Leave out every picture, then transcribe the rest of the listing exactly.

-------- DATA SHOWN --------

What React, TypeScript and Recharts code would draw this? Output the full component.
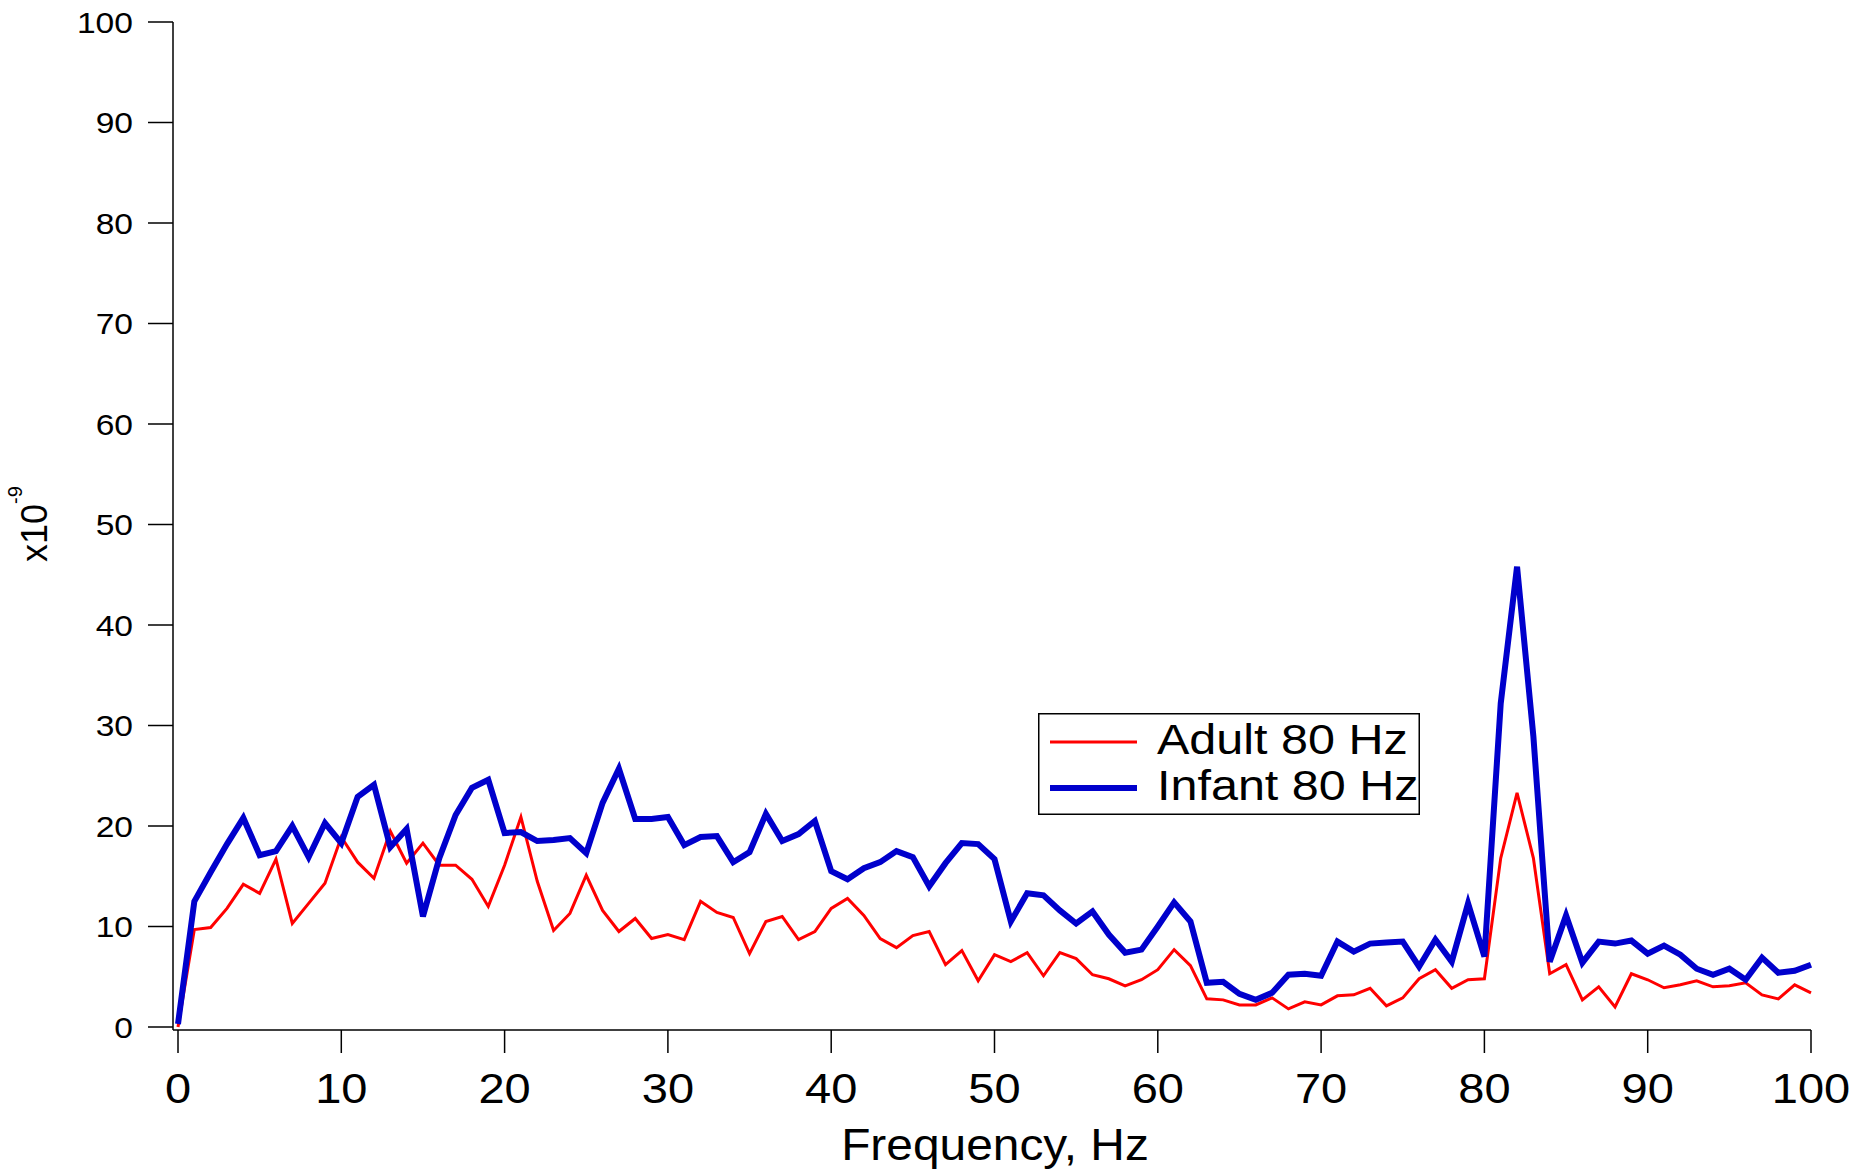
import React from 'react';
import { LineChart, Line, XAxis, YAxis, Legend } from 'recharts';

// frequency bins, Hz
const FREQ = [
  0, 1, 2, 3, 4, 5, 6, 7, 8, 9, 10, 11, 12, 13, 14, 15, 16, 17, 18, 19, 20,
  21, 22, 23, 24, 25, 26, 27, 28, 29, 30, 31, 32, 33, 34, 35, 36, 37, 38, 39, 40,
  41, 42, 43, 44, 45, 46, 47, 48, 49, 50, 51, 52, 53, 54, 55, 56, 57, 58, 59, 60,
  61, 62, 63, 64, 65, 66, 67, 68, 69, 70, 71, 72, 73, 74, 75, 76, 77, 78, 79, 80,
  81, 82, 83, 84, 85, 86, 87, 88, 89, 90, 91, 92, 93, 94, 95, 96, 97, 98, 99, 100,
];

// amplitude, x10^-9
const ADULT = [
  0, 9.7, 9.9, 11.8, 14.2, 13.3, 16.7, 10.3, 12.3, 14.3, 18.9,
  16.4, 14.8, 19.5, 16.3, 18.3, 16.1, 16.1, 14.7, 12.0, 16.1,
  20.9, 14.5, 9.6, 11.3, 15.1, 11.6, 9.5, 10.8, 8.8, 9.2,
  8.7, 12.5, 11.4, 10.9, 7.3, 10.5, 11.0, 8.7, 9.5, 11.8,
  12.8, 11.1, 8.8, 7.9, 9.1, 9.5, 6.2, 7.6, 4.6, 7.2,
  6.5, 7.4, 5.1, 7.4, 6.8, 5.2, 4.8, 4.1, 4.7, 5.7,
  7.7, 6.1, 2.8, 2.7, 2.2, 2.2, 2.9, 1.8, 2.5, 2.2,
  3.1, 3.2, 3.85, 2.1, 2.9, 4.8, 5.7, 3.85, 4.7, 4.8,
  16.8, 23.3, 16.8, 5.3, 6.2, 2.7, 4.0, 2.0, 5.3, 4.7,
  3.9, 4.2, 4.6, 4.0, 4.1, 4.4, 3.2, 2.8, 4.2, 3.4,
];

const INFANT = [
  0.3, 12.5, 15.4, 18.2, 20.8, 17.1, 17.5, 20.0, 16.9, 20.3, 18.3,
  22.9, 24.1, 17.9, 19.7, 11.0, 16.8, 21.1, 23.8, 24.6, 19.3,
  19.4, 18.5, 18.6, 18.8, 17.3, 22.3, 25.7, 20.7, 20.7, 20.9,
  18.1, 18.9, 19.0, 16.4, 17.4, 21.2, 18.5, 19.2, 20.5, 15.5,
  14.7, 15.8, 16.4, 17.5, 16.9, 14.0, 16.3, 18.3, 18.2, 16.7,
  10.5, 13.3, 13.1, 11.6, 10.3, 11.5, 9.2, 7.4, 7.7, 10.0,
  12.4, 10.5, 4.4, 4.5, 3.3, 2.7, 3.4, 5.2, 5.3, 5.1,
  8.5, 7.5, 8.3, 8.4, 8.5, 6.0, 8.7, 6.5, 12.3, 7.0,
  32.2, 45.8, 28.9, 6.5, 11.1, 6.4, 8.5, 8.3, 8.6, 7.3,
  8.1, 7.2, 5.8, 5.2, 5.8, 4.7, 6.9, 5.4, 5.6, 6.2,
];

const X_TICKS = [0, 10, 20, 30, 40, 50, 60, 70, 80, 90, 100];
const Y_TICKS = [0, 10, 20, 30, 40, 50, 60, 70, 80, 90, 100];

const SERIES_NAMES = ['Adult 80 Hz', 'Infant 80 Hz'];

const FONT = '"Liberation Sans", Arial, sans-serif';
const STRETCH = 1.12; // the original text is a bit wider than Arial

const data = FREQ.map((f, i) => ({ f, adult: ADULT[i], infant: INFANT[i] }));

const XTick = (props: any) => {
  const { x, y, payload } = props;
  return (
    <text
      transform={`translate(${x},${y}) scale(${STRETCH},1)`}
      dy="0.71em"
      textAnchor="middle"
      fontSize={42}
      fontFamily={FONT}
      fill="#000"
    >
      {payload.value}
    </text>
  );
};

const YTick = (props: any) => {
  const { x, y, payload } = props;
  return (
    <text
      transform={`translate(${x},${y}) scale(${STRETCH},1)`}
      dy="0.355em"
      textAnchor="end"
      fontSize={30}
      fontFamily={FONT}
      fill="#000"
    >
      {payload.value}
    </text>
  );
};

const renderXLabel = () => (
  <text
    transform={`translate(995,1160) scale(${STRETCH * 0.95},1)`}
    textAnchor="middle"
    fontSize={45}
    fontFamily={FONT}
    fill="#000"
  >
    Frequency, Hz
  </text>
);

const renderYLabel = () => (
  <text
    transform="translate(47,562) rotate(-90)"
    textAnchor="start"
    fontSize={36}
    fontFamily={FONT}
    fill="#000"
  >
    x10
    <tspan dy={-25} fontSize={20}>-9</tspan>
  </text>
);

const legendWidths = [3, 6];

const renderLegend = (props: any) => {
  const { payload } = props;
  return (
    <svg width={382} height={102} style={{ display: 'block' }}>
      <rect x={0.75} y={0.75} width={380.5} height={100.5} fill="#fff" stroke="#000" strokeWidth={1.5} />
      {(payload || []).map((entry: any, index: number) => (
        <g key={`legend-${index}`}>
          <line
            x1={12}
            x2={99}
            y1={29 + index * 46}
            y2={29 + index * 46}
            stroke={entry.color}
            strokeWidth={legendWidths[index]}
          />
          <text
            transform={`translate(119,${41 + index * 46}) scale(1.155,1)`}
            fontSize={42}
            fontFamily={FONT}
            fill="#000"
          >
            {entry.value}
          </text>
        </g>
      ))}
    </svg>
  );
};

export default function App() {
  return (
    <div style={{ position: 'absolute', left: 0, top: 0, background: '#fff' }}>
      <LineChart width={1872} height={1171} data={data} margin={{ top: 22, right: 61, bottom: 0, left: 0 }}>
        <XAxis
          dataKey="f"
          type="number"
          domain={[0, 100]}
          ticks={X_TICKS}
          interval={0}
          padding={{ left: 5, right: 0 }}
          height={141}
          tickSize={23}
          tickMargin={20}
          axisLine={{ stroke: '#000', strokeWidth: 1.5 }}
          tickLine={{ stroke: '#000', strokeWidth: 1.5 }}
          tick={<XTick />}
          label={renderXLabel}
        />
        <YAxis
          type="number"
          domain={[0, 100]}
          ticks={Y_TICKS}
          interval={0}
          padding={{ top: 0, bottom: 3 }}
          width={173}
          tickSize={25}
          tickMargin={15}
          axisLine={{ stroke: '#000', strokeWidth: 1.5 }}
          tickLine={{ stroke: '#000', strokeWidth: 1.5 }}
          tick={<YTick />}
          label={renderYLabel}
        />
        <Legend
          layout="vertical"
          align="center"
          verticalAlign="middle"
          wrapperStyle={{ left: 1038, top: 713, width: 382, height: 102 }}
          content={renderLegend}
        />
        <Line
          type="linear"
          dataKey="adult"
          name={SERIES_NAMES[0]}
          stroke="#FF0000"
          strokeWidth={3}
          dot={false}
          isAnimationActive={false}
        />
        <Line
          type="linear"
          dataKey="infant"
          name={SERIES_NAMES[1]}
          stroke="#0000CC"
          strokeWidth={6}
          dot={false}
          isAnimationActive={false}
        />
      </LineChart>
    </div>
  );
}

--------

• _RESULT OF THIS EXERCISE_:
What React, TypeScript and Recharts code would draw this? Output the full component.
import React from 'react';
import { LineChart, Line, XAxis, YAxis, Legend } from 'recharts';

// frequency bins, Hz
const FREQ = [
  0, 1, 2, 3, 4, 5, 6, 7, 8, 9, 10, 11, 12, 13, 14, 15, 16, 17, 18, 19, 20,
  21, 22, 23, 24, 25, 26, 27, 28, 29, 30, 31, 32, 33, 34, 35, 36, 37, 38, 39, 40,
  41, 42, 43, 44, 45, 46, 47, 48, 49, 50, 51, 52, 53, 54, 55, 56, 57, 58, 59, 60,
  61, 62, 63, 64, 65, 66, 67, 68, 69, 70, 71, 72, 73, 74, 75, 76, 77, 78, 79, 80,
  81, 82, 83, 84, 85, 86, 87, 88, 89, 90, 91, 92, 93, 94, 95, 96, 97, 98, 99, 100,
];

// amplitude, x10^-9
const ADULT = [
  0, 9.7, 9.9, 11.8, 14.2, 13.3, 16.7, 10.3, 12.3, 14.3, 18.9,
  16.4, 14.8, 19.5, 16.3, 18.3, 16.1, 16.1, 14.7, 12.0, 16.1,
  20.9, 14.5, 9.6, 11.3, 15.1, 11.6, 9.5, 10.8, 8.8, 9.2,
  8.7, 12.5, 11.4, 10.9, 7.3, 10.5, 11.0, 8.7, 9.5, 11.8,
  12.8, 11.1, 8.8, 7.9, 9.1, 9.5, 6.2, 7.6, 4.6, 7.2,
  6.5, 7.4, 5.1, 7.4, 6.8, 5.2, 4.8, 4.1, 4.7, 5.7,
  7.7, 6.1, 2.8, 2.7, 2.2, 2.2, 2.9, 1.8, 2.5, 2.2,
  3.1, 3.2, 3.85, 2.1, 2.9, 4.8, 5.7, 3.85, 4.7, 4.8,
  16.8, 23.3, 16.8, 5.3, 6.2, 2.7, 4.0, 2.0, 5.3, 4.7,
  3.9, 4.2, 4.6, 4.0, 4.1, 4.4, 3.2, 2.8, 4.2, 3.4,
];

const INFANT = [
  0.3, 12.5, 15.4, 18.2, 20.8, 17.1, 17.5, 20.0, 16.9, 20.3, 18.3,
  22.9, 24.1, 17.9, 19.7, 11.0, 16.8, 21.1, 23.8, 24.6, 19.3,
  19.4, 18.5, 18.6, 18.8, 17.3, 22.3, 25.7, 20.7, 20.7, 20.9,
  18.1, 18.9, 19.0, 16.4, 17.4, 21.2, 18.5, 19.2, 20.5, 15.5,
  14.7, 15.8, 16.4, 17.5, 16.9, 14.0, 16.3, 18.3, 18.2, 16.7,
  10.5, 13.3, 13.1, 11.6, 10.3, 11.5, 9.2, 7.4, 7.7, 10.0,
  12.4, 10.5, 4.4, 4.5, 3.3, 2.7, 3.4, 5.2, 5.3, 5.1,
  8.5, 7.5, 8.3, 8.4, 8.5, 6.0, 8.7, 6.5, 12.3, 7.0,
  32.2, 45.8, 28.9, 6.5, 11.1, 6.4, 8.5, 8.3, 8.6, 7.3,
  8.1, 7.2, 5.8, 5.2, 5.8, 4.7, 6.9, 5.4, 5.6, 6.2,
];

const X_TICKS = [0, 10, 20, 30, 40, 50, 60, 70, 80, 90, 100];
const Y_TICKS = [0, 10, 20, 30, 40, 50, 60, 70, 80, 90, 100];

const SERIES_NAMES = ['Adult 80 Hz', 'Infant 80 Hz'];

const FONT = '"Liberation Sans", Arial, sans-serif';
const STRETCH = 1.12; // the original text is a bit wider than Arial

const data = FREQ.map((f, i) => ({ f, adult: ADULT[i], infant: INFANT[i] }));

const XTick = (props: any) => {
  const { x, y, payload } = props;
  return (
    <text
      transform={`translate(${x},${y}) scale(${STRETCH},1)`}
      dy="0.71em"
      textAnchor="middle"
      fontSize={42}
      fontFamily={FONT}
      fill="#000"
    >
      {payload.value}
    </text>
  );
};

const YTick = (props: any) => {
  const { x, y, payload } = props;
  return (
    <text
      transform={`translate(${x},${y}) scale(${STRETCH},1)`}
      dy="0.355em"
      textAnchor="end"
      fontSize={30}
      fontFamily={FONT}
      fill="#000"
    >
      {payload.value}
    </text>
  );
};

const renderXLabel = () => (
  <text
    transform={`translate(995,1160) scale(${STRETCH * 0.95},1)`}
    textAnchor="middle"
    fontSize={45}
    fontFamily={FONT}
    fill="#000"
  >
    Frequency, Hz
  </text>
);

const renderYLabel = () => (
  <text
    transform="translate(47,562) rotate(-90)"
    textAnchor="start"
    fontSize={36}
    fontFamily={FONT}
    fill="#000"
  >
    x10
    <tspan dy={-25} fontSize={20}>-9</tspan>
  </text>
);

const legendWidths = [3, 6];

const renderLegend = (props: any) => {
  const { payload } = props;
  return (
    <svg width={382} height={102} style={{ display: 'block' }}>
      <rect x={0.75} y={0.75} width={380.5} height={100.5} fill="#fff" stroke="#000" strokeWidth={1.5} />
      {(payload || []).map((entry: any, index: number) => (
        <g key={`legend-${index}`}>
          <line
            x1={12}
            x2={99}
            y1={29 + index * 46}
            y2={29 + index * 46}
            stroke={entry.color}
            strokeWidth={legendWidths[index]}
          />
          <text
            transform={`translate(119,${41 + index * 46}) scale(1.155,1)`}
            fontSize={42}
            fontFamily={FONT}
            fill="#000"
          >
            {entry.value}
          </text>
        </g>
      ))}
    </svg>
  );
};

export default function App() {
  return (
    <div style={{ position: 'absolute', left: 0, top: 0, background: '#fff' }}>
      <LineChart width={1872} height={1171} data={data} margin={{ top: 22, right: 61, bottom: 0, left: 0 }}>
        <XAxis
          dataKey="f"
          type="number"
          domain={[0, 100]}
          ticks={X_TICKS}
          interval={0}
          padding={{ left: 5, right: 0 }}
          height={141}
          tickSize={23}
          tickMargin={20}
          axisLine={{ stroke: '#000', strokeWidth: 1.5 }}
          tickLine={{ stroke: '#000', strokeWidth: 1.5 }}
          tick={<XTick />}
          label={renderXLabel}
        />
        <YAxis
          type="number"
          domain={[0, 100]}
          ticks={Y_TICKS}
          interval={0}
          padding={{ top: 0, bottom: 3 }}
          width={173}
          tickSize={25}
          tickMargin={15}
          axisLine={{ stroke: '#000', strokeWidth: 1.5 }}
          tickLine={{ stroke: '#000', strokeWidth: 1.5 }}
          tick={<YTick />}
          label={renderYLabel}
        />
        <Legend
          layout="vertical"
          align="center"
          verticalAlign="middle"
          wrapperStyle={{ left: 1038, top: 713, width: 382, height: 102 }}
          content={renderLegend}
        />
        <Line
          type="linear"
          dataKey="adult"
          name={SERIES_NAMES[0]}
          stroke="#FF0000"
          strokeWidth={3}
          dot={false}
          isAnimationActive={false}
        />
        <Line
          type="linear"
          dataKey="infant"
          name={SERIES_NAMES[1]}
          stroke="#0000CC"
          strokeWidth={6}
          dot={false}
          isAnimationActive={false}
        />
      </LineChart>
    </div>
  );
}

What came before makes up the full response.